Task description:
Copy out each line of the data holding "with".
-------- Dataset records
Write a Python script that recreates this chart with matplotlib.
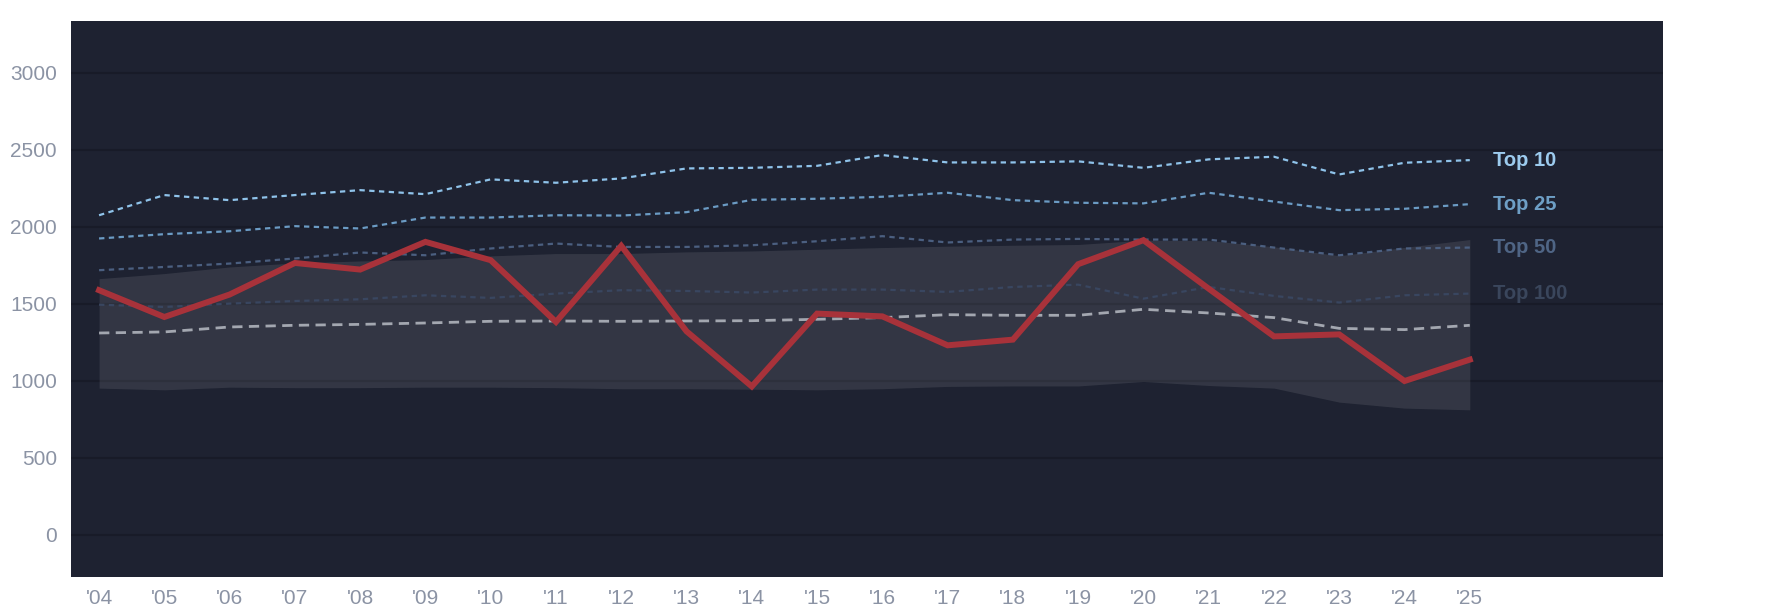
import matplotlib
matplotlib.use("Agg")
import matplotlib.pyplot as plt
import numpy as np

years = list(range(2004, 2026))
year_labels = ["'%02d" % (y % 100) for y in years]

top10 = [2075, 2206, 2173, 2206, 2238, 2212, 2308, 2286, 2314, 2379, 2383, 2396, 2466,
         2418, 2418, 2425, 2383, 2438, 2455, 2340, 2416, 2433]
top25 = [1924, 1952, 1971, 2004, 1989, 2060, 2060, 2075, 2073, 2095, 2175, 2182, 2195,
         2221, 2173, 2156, 2152, 2221, 2164, 2108, 2117, 2147]
top50 = [1718, 1739, 1761, 1794, 1833, 1815, 1859, 1891, 1869, 1869, 1880, 1906, 1939,
         1898, 1917, 1921, 1917, 1917, 1865, 1815, 1859, 1865]
top100 = [1494, 1479, 1501, 1518, 1529, 1555, 1538, 1566, 1588, 1583, 1573, 1592, 1592,
          1577, 1609, 1624, 1533, 1609, 1551, 1508, 1555, 1566]
median = [1310, 1317, 1349, 1360, 1366, 1375, 1386, 1388, 1386, 1388, 1390, 1399, 1410,
          1429, 1425, 1425, 1464, 1440, 1410, 1340, 1332, 1360]
team = [1588, 1414, 1560, 1765, 1722, 1902, 1783, 1382, 1876, 1321, 963, 1436, 1418,
        1230, 1267, 1757, 1913, 1598, 1288, 1301, 998, 1137]
band_high = [1663, 1696, 1739, 1765, 1778, 1787, 1811, 1826, 1826, 1837, 1843, 1854, 1865,
             1874, 1880, 1885, 1913, 1910, 1870, 1812, 1866, 1917]
band_low = [952, 941, 958, 955, 955, 958, 958, 955, 948, 948, 945, 941, 948,
            963, 966, 966, 995, 969, 952, 861, 822, 811]

tier_names = ["Top 10", "Top 25", "Top 50", "Top 100"]
tier_values = [top10, top25, top50, top100]
tier_colors = ["#8fc3ea", "#6b9bc4", "#4b5f80", "#394660"]
label_colors = ["#9ccbee", "#6e9fc6", "#4f6585", "#3a465c"]

yticks = [0, 500, 1000, 1500, 2000, 2500, 3000]

plt.rcParams['font.family'] = ['Liberation Sans', 'DejaVu Sans']

fig = plt.figure(figsize=(17.85, 6.14), dpi=100)
fig.patch.set_facecolor("white")
ax = fig.add_axes([71 / 1785, (614 - 577) / 614, (1663 - 71) / 1785, (577 - 20.5) / 614])
ax.set_facecolor("#1e2231")

for v in yticks:
    ax.axhline(v, color="#181b28", lw=1.5, zorder=1)

ax.fill_between(years, band_low, band_high, color="white", alpha=0.093, lw=0, zorder=2)

ax.plot(years, median, color="#a3a7b0", lw=2.0, dashes=(3.7, 2.3), zorder=3)
for vals, col in zip(tier_values[::-1], tier_colors[::-1]):
    ax.plot(years, vals, color=col, lw=1.6, dashes=(2.4, 2.0), zorder=3)

ax.plot(years, team, color="#a8323a", lw=4.3, zorder=5, solid_joinstyle="miter")

for name, vals, col in zip(tier_names, tier_values, label_colors):
    ax.text(years[-1] + 0.36, vals[-1], name, color=col, fontsize=14.5, fontweight="bold",
            va="center", ha="left", zorder=6)

ax.set_xlim(2003.57, 2027.96)
ax.set_ylim(-275, 3340)
ax.set_xticks(years)
ax.set_xticklabels(year_labels)
ax.set_yticks(yticks)
ax.tick_params(axis="both", length=0, colors="#8b93a4", labelsize=15)
ax.tick_params(axis="x", pad=9)
ax.tick_params(axis="y", pad=10)
for s in ax.spines.values():
    s.set_visible(False)

fig.savefig("out.png", dpi=100, facecolor="white")
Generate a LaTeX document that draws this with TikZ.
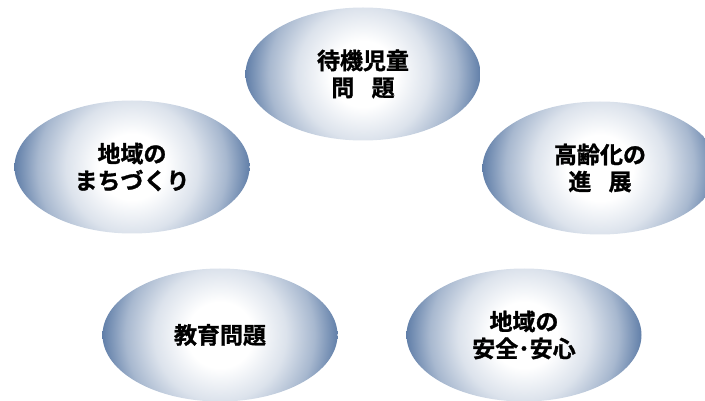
\documentclass[tikz,border=0pt]{standalone}
\usepackage{fontspec}
\newfontfamily\jp[BoldFont={Noto Sans CJK JP Bold}, BoldFeatures={FakeBold=1.2}]{Noto Sans CJK JP}
\usetikzlibrary{shapes.geometric}
\definecolor{edgeblue}{RGB}{96,126,168}
\pgfdeclareradialshading{blobshade}{\pgfpointorigin}{color(0bp)=(white); color(7bp)=(white); color(14bp)=(edgeblue!22!white); color(20bp)=(edgeblue!55!white); color(25bp)=(edgeblue); color(50bp)=(edgeblue)}
\tikzset{
  blob/.style={ellipse, minimum width=235pt, minimum height=133pt, inner sep=0pt,
    align=center, font=\jp\bfseries\fontsize{23}{27}\selectfont, text=black,
    path picture={\shade[shading=blobshade] ([shift={(-118pt,-118pt)}]path picture bounding box.center) rectangle ++(236pt,236pt);}}
}
\begin{document}
\begin{tikzpicture}[x=1pt,y=-1pt]
\useasboundingbox (0,0) rectangle (705,401);
\node[blob] (wait) at (363,74) {待機児童\\問\hspace{0.75em}題};
\node[blob] (aging) at (600,168) {高齢化の\\進\hspace{0.75em}展};
\node[blob] (safety) at (524,335) {地域の\\安全･安心};
\node[blob] (town) at (132,167) {地域の\\まちづくり};
\node[blob] (edu) at (220,335) {教育問題};
\end{tikzpicture}
\end{document}
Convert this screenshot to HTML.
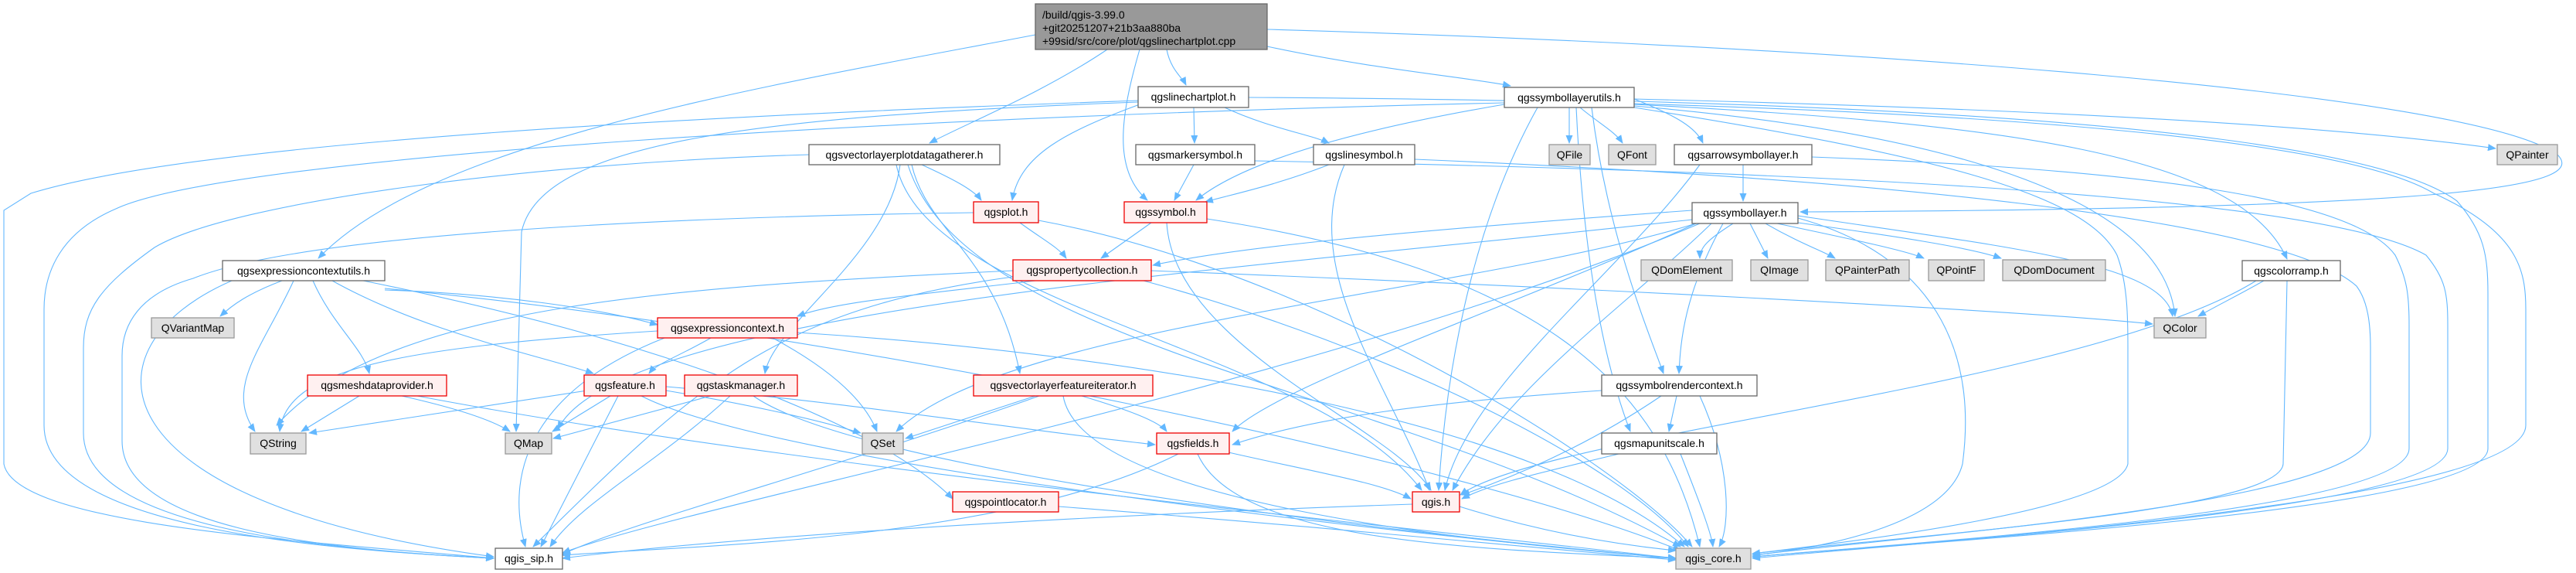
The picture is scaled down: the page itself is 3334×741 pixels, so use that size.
<!DOCTYPE html>
<html><head><meta charset="utf-8"><style>
html,body{margin:0;padding:0;background:#fff;}
svg{display:block;}
text{font-family:"Liberation Sans","DejaVu Sans",sans-serif;font-size:14px;fill:#000;}
.e{fill:none;stroke:#63b8ff;stroke-width:1.1;marker-end:url(#a);}
.n{fill:#fff;stroke:#666;stroke-width:1.3;}
.r{fill:#fff0f0;stroke:#e00;stroke-width:1.3;}
.g{fill:#e0e0e0;stroke:#999;stroke-width:1.3;}
</style></head><body>
<svg width="3334" height="741" viewBox="0 0 3334 741" xmlns="http://www.w3.org/2000/svg">
<defs><marker id="a" markerUnits="userSpaceOnUse" markerWidth="11" markerHeight="9" refX="10" refY="4.5" orient="auto"><path d="M0,0 L11,4.5 L0,9 z" fill="#63b8ff"/></marker></defs>
<g>
<path class="e" d="M1340,45 C1000,110 560,180 412,334"/>
<path class="e" d="M1433,64 C1350,120 1250,160 1203,185"/>
<path class="e" d="M1510,64 C1515,90 1530,100 1535,110"/>
<path class="e" d="M1475,64 C1450,150 1440,220 1485,259"/>
<path class="e" d="M1640,60 C1780,90 1900,100 1955,111"/>
<path class="e" d="M1640,38 C2400,60 3200,120 3310,200 C3350,240 3200,270 2330,274"/>
<path class="e" d="M1475,135 C1380,170 1320,200 1310,259"/>
<path class="e" d="M1545,139 L1546,185"/>
<path class="e" d="M1585,139 C1640,165 1700,175 1720,185"/>
<path class="e" d="M1473,130 C1200,140 300,170 40,250 L5,272 L5,600 C20,680 400,700 639,722"/>
<path class="e" d="M1616,126 C2300,130 3000,160 3150,250 C3260,300 3269,350 3269,400 L3269,550 C3269,650 2500,700 2268,722"/>
<path class="e" d="M1473,132 C1000,150 700,180 675,300 L668,558"/>
<path class="e" d="M2031,139 L2031,185"/>
<path class="e" d="M2045,139 C2070,160 2090,170 2100,185"/>
<path class="e" d="M2115,128 C2170,150 2195,165 2204,185"/>
<path class="e" d="M2115,128 C2600,140 3000,160 3230,192"/>
<path class="e" d="M2115,135 C2600,160 2900,200 2960,335"/>
<path class="e" d="M2115,137 C2500,170 2800,250 2815,409"/>
<path class="e" d="M1947,135 C1800,160 1620,200 1548,259"/>
<path class="e" d="M1990,139 C1900,300 1870,500 1862,634"/>
<path class="e" d="M2040,139 C2050,350 2080,480 2110,558"/>
<path class="e" d="M2060,139 C2080,300 2130,420 2153,483"/>
<path class="e" d="M1947,133 C1200,150 300,200 150,270 C80,300 57,350 57,400 L57,550 C57,680 400,710 639,722"/>
<path class="e" d="M2115,131 C2800,150 3100,200 3180,260 C3215,300 3220,330 3220,380 L3220,580 C3220,660 2500,700 2268,720"/>
<path class="e" d="M2115,139 C2500,200 2700,250 2740,330 C2755,370 2754,420 2754,460 L2754,600 C2740,660 2400,700 2268,716"/>
<path class="e" d="M1193,213 C1230,230 1260,245 1270,259"/>
<path class="e" d="M1180,213 C1200,300 1290,330 1320,483"/>
<path class="e" d="M1165,213 C1150,330 1000,420 990,483"/>
<path class="e" d="M1047,200 C700,210 300,260 200,320 C130,370 108,400 108,450 L108,560 C108,680 400,710 639,722"/>
<path class="e" d="M1175,213 C1250,450 1800,500 2175,707"/>
<path class="e" d="M1160,213 C1200,400 1700,450 1840,634"/>
<path class="e" d="M1545,213 L1520,259"/>
<path class="e" d="M1720,213 C1650,240 1600,250 1560,261"/>
<path class="e" d="M1740,213 C1680,350 1800,500 1850,634"/>
<path class="e" d="M1624,208 C2300,220 3000,250 3140,330 C3165,360 3168,380 3168,420 L3168,580 C3168,660 2500,700 2268,720"/>
<path class="e" d="M1831,206 C2400,230 2950,280 3050,370 C3065,390 3068,420 3068,450 L3068,560 C3068,650 2500,690 2268,718"/>
<path class="e" d="M2256,213 L2256,260"/>
<path class="e" d="M2200,213 C2100,350 1900,500 1870,634"/>
<path class="e" d="M2345,203 C2800,220 3050,260 3100,330 C3115,360 3118,380 3118,420 L3118,580 C3118,660 2500,700 2268,720"/>
<path class="e" d="M1320,288 C1350,310 1370,320 1380,334"/>
<path class="e" d="M1260,275 C900,280 400,300 250,360 C180,380 158,420 158,460 L158,570 C158,680 400,710 639,722"/>
<path class="e" d="M1344,285 C1700,350 2100,600 2190,707"/>
<path class="e" d="M1490,288 L1425,334"/>
<path class="e" d="M1510,288 C1520,450 1800,550 1852,634"/>
<path class="e" d="M1562,283 C2000,350 2150,500 2200,707"/>
<path class="e" d="M2190,272 C1800,300 1600,320 1492,343"/>
<path class="e" d="M2243,289 C2210,310 2200,320 2200,334"/>
<path class="e" d="M2265,289 L2288,334"/>
<path class="e" d="M2285,289 C2330,315 2360,325 2375,334"/>
<path class="e" d="M2300,289 C2400,310 2470,325 2490,334"/>
<path class="e" d="M2320,287 C2450,305 2550,320 2590,334"/>
<path class="e" d="M2327,279 C2600,320 2800,340 2812,409"/>
<path class="e" d="M2327,282 C2500,330 2560,450 2540,600 C2520,680 2350,710 2268,718"/>
<path class="e" d="M2195,289 C1950,400 1650,500 1595,558"/>
<path class="e" d="M2230,289 C2180,380 2175,440 2173,483"/>
<path class="e" d="M2190,284 C1600,350 800,400 722,555"/>
<path class="e" d="M2195,289 C1900,380 1300,420 1160,558"/>
<path class="e" d="M2215,289 C2100,400 1950,500 1880,634"/>
<path class="e" d="M2200,289 C1700,500 900,650 728,715"/>
<path class="e" d="M1340,363 C1200,380 1080,390 1032,409"/>
<path class="e" d="M1490,350 C2000,370 2600,400 2786,419"/>
<path class="e" d="M1480,363 C1800,450 2100,600 2185,707"/>
<path class="e" d="M1311,350 C900,370 500,390 358,550"/>
<path class="e" d="M1311,358 C1000,400 900,500 690,707"/>
<path class="e" d="M2930,363 C2900,380 2870,395 2845,409"/>
<path class="e" d="M2920,363 C2700,500 2000,560 1890,640"/>
<path class="e" d="M2960,363 L2955,600 C2950,660 2500,690 2268,716"/>
<path class="e" d="M365,363 C320,380 300,395 285,409"/>
<path class="e" d="M380,363 C340,450 290,500 330,558"/>
<path class="e" d="M405,363 C430,420 470,450 478,483"/>
<path class="e" d="M430,363 C550,430 700,460 768,483"/>
<path class="e" d="M498,375 C650,380 780,400 851,420"/>
<path class="e" d="M470,363 C900,450 1150,560 1233,645"/>
<path class="e" d="M300,363 C100,450 120,650 639,720"/>
<path class="e" d="M498,373 C1100,430 1900,600 2175,712"/>
<path class="e" d="M920,437 C880,460 850,470 840,483"/>
<path class="e" d="M851,428 C500,450 370,480 362,558"/>
<path class="e" d="M1000,437 C1080,480 1120,520 1135,558"/>
<path class="e" d="M860,437 C700,500 650,600 680,707"/>
<path class="e" d="M1032,430 C1500,460 2000,550 2180,707"/>
<path class="e" d="M465,512 L390,558"/>
<path class="e" d="M520,512 C600,530 640,545 660,558"/>
<path class="e" d="M540,512 C1000,600 1800,680 2169,722"/>
<path class="e" d="M760,505 C600,530 460,550 400,560"/>
<path class="e" d="M790,512 L715,558"/>
<path class="e" d="M862,505 C950,520 1050,540 1114,560"/>
<path class="e" d="M862,500 C1100,520 1350,560 1495,575"/>
<path class="e" d="M800,512 L700,707"/>
<path class="e" d="M830,512 C1000,600 1800,690 2169,722"/>
<path class="e" d="M920,512 L716,567"/>
<path class="e" d="M945,512 C850,600 750,650 712,707"/>
<path class="e" d="M975,512 C1100,600 1700,680 2169,722"/>
<path class="e" d="M1340,512 L1172,567"/>
<path class="e" d="M1400,512 C1460,530 1500,545 1510,558"/>
<path class="e" d="M1345,512 C1100,600 800,680 728,717"/>
<path class="e" d="M1376,512 C1400,650 1900,700 2169,722"/>
<path class="e" d="M2073,505 C1850,520 1700,540 1595,575"/>
<path class="e" d="M2170,512 L2160,558"/>
<path class="e" d="M2150,512 C2050,580 1950,620 1892,640"/>
<path class="e" d="M2200,512 C2240,600 2240,680 2225,707"/>
<path class="e" d="M2095,587 C2000,610 1930,625 1892,645"/>
<path class="e" d="M2175,587 C2200,650 2215,690 2217,707"/>
<path class="e" d="M1590,585 C1700,610 1790,625 1826,645"/>
<path class="e" d="M1550,587 C1600,700 1900,710 2169,722"/>
<path class="e" d="M1525,587 C1300,700 900,705 728,718"/>
<path class="e" d="M1370,655 C1700,680 2000,710 2169,724"/>
<path class="e" d="M1828,652 C1300,670 900,700 728,722"/>
<path class="e" d="M1889,655 C2000,690 2100,705 2169,712"/>
</g>
<g>
<rect x="1340" y="5" width="300" height="59" fill="#999" stroke="#666" stroke-width="1.3"/>
<text x="1349" y="24">/build/qgis-3.99.0</text>
<text x="1349" y="41">+git20251207+21b3aa880ba</text>
<text x="1349" y="58">+99sid/src/core/plot/qgslinechartplot.cpp</text>

<rect class="n" x="1473" y="112" width="143" height="27"/><text x="1544.5" y="130" text-anchor="middle">qgslinechartplot.h</text>
<rect class="n" x="1947" y="113" width="168" height="26"/><text x="2031" y="131" text-anchor="middle">qgssymbollayerutils.h</text>
<rect class="n" x="1047" y="187" width="247" height="26"/><text x="1170.5" y="205" text-anchor="middle">qgsvectorlayerplotdatagatherer.h</text>
<rect class="n" x="1470" y="187" width="154" height="26"/><text x="1547" y="205" text-anchor="middle">qgsmarkersymbol.h</text>
<rect class="n" x="1700" y="187" width="131" height="26"/><text x="1765.5" y="205" text-anchor="middle">qgslinesymbol.h</text>
<rect class="g" x="2005" y="187" width="53" height="26"/><text x="2031.5" y="205" text-anchor="middle">QFile</text>
<rect class="g" x="2082" y="187" width="61" height="26"/><text x="2112.5" y="205" text-anchor="middle">QFont</text>
<rect class="n" x="2167" y="187" width="178" height="26"/><text x="2256" y="205" text-anchor="middle">qgsarrowsymbollayer.h</text>
<rect class="g" x="3232" y="187" width="78" height="26"/><text x="3271" y="205" text-anchor="middle">QPainter</text>
<rect class="r" x="1260" y="261" width="84" height="27"/><text x="1302" y="279" text-anchor="middle">qgsplot.h</text>
<rect class="r" x="1455" y="261" width="107" height="27"/><text x="1508.5" y="279" text-anchor="middle">qgssymbol.h</text>
<rect class="n" x="2190" y="262" width="137" height="27"/><text x="2258.5" y="280" text-anchor="middle">qgssymbollayer.h</text>
<rect class="r" x="1311" y="336" width="179" height="27"/><text x="1400.5" y="354" text-anchor="middle">qgspropertycollection.h</text>
<rect class="g" x="2124" y="336" width="118" height="27"/><text x="2183" y="354" text-anchor="middle">QDomElement</text>
<rect class="g" x="2266" y="336" width="74" height="27"/><text x="2303" y="354" text-anchor="middle">QImage</text>
<rect class="g" x="2363" y="336" width="108" height="27"/><text x="2417" y="354" text-anchor="middle">QPainterPath</text>
<rect class="g" x="2496" y="336" width="72" height="27"/><text x="2532" y="354" text-anchor="middle">QPointF</text>
<rect class="g" x="2592" y="336" width="133" height="27"/><text x="2658.5" y="354" text-anchor="middle">QDomDocument</text>
<rect class="n" x="2902" y="337" width="127" height="26"/><text x="2965.5" y="355" text-anchor="middle">qgscolorramp.h</text>
<rect class="n" x="288" y="337" width="210" height="26"/><text x="393" y="355" text-anchor="middle">qgsexpressioncontextutils.h</text>
<rect class="g" x="196" y="411" width="107" height="26"/><text x="249.5" y="429" text-anchor="middle">QVariantMap</text>
<rect class="r" x="851" y="411" width="181" height="26"/><text x="941.5" y="429" text-anchor="middle">qgsexpressioncontext.h</text>
<rect class="g" x="2788" y="411" width="67" height="26"/><text x="2821.5" y="429" text-anchor="middle">QColor</text>
<rect class="r" x="398" y="485" width="180" height="27"/><text x="488" y="503" text-anchor="middle">qgsmeshdataprovider.h</text>
<rect class="r" x="756" y="485" width="106" height="27"/><text x="809" y="503" text-anchor="middle">qgsfeature.h</text>
<rect class="r" x="886" y="485" width="146" height="27"/><text x="959" y="503" text-anchor="middle">qgstaskmanager.h</text>
<rect class="r" x="1260" y="485" width="232" height="27"/><text x="1376" y="503" text-anchor="middle">qgsvectorlayerfeatureiterator.h</text>
<rect class="n" x="2073" y="485" width="201" height="27"/><text x="2173.5" y="503" text-anchor="middle">qgssymbolrendercontext.h</text>
<rect class="g" x="324" y="560" width="72" height="27"/><text x="360" y="578" text-anchor="middle">QString</text>
<rect class="g" x="654" y="560" width="60" height="27"/><text x="684" y="578" text-anchor="middle">QMap</text>
<rect class="g" x="1116" y="560" width="53" height="27"/><text x="1142.5" y="578" text-anchor="middle">QSet</text>
<rect class="r" x="1497" y="560" width="94" height="27"/><text x="1544" y="578" text-anchor="middle">qgsfields.h</text>
<rect class="n" x="2073" y="560" width="149" height="27"/><text x="2147.5" y="578" text-anchor="middle">qgsmapunitscale.h</text>
<rect class="r" x="1233" y="636" width="137" height="26"/><text x="1301.5" y="654" text-anchor="middle">qgspointlocator.h</text>
<rect class="r" x="1828" y="636" width="61" height="26"/><text x="1858.5" y="654" text-anchor="middle">qgis.h</text>
<rect class="n" x="641" y="709" width="87" height="27"/><text x="684.5" y="727" text-anchor="middle">qgis_sip.h</text>
<rect class="g" x="2169" y="709" width="97" height="27"/><text x="2217.5" y="727" text-anchor="middle">qgis_core.h</text>
</g>
</svg>
</body></html>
----------------
Response to the task:
Write a Python script that recreates this chart with matplotlib.
Generate a LaTeX document that draws this with TikZ.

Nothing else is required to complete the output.